It’s 1846. Britain is under the reign of Queen Victoria. The Industrial Revolution is in full swing. Young children are forced to work in mines and in factories. It’ll be a year before Emily Bronte publishes Wuthering Heights and longer still before Charles Darwin publishes some interesting ideas about evolution.
It was in 1846 that Ida Pfeiffer decided she would travel the world.
Ida Pfeiffer was born 14 October 1797, to a wealthy merchant and had six brothers. Her father encouraged her in her love of sports and gave her the education normally only reserved for men. She didn’t like girls’ clothes much either.
Her rebellion went further than just that. After Napoleon conquered Vienna in 1809, French troops were staying in Ida’s home but she hated foreign occupation. She protested by turning her back on Napoleon as he rode past.
She married young, to lawyer Dr. Mark Anton Pfeiffer. It wasn’t until their sons were grown up that Ida could consider travelling. Her first trip took her to Turkey, Palestine, Egypt and Italy. She decided to travel to the ‘Holy Land’ since she felt her family would object to that the least.

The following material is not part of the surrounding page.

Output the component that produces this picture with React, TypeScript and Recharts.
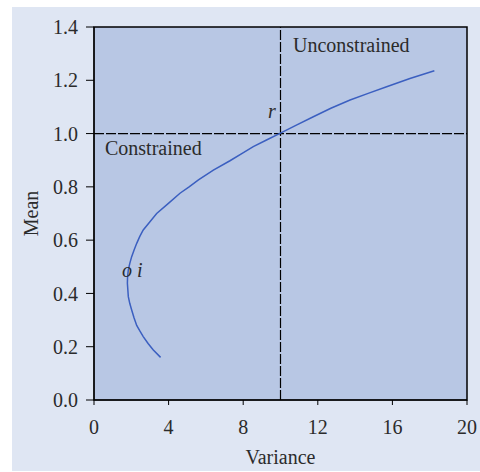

In 1846, she set out on a journey that would make her the first woman to travel round the world solo. She visited Brazil, Chile, Tahiti, China, India – where her only belongings were a leather pouch for water, a small pan, salt, bread and rice – Persia (now Iran), Turkey and Greece. The trip took her two years to complete. During this time Ida joined a camel caravan and travelled across Iraqi for 300 miles.
As if one journey round the world wasn’t enough, she did it again in 1851. This time her route took her through England, South Africa, Southeast Asia, Borneo, Sumatra, Australia, America, Peru, Ecuador, the Republic of New Granada (now Colombia and Panama). While in Sumatra, Ida became one of the first outsiders to make contact with the Batak tribe, who were known cannibals.
Ida cemented her status as a rock star after her trip to Madagascar 1857. She was received by Queen Ranavalona I but became caught up in a plot to overthrow the government with some other Europeans. The locals who were discovered were all executed but the Europeans got off lightly – they were expelled from the island.
All of Ida’s adventures were published as novels in Austria and were translated into seven different languages. Despite all of her successes, the Royal Geographical Society of London refused to accept her as a member because she was a woman.
Sadly, it was on the return journey from Madagascar that Ida Pfeiffer caught the disease that would kill her.
Ida’s journey puts to bed some widely spread myths about solo female travellers today, like: “It can’t be done, it’s too dangerous, it’s just stupid.”
There are other myths like women should wear a fake wedding ring wherever they go or that they should cover up their whole body at all times while they travel, otherwise advances they get from men are their own fault, but those ones get me riled up enough that I may revisit them and dedicate a whole post to them alone…
Solo travel can be extremely rewarding and will definitely change who you are. Visiting other cultures can only be a good thing, not to mention all the amazing food and new friends.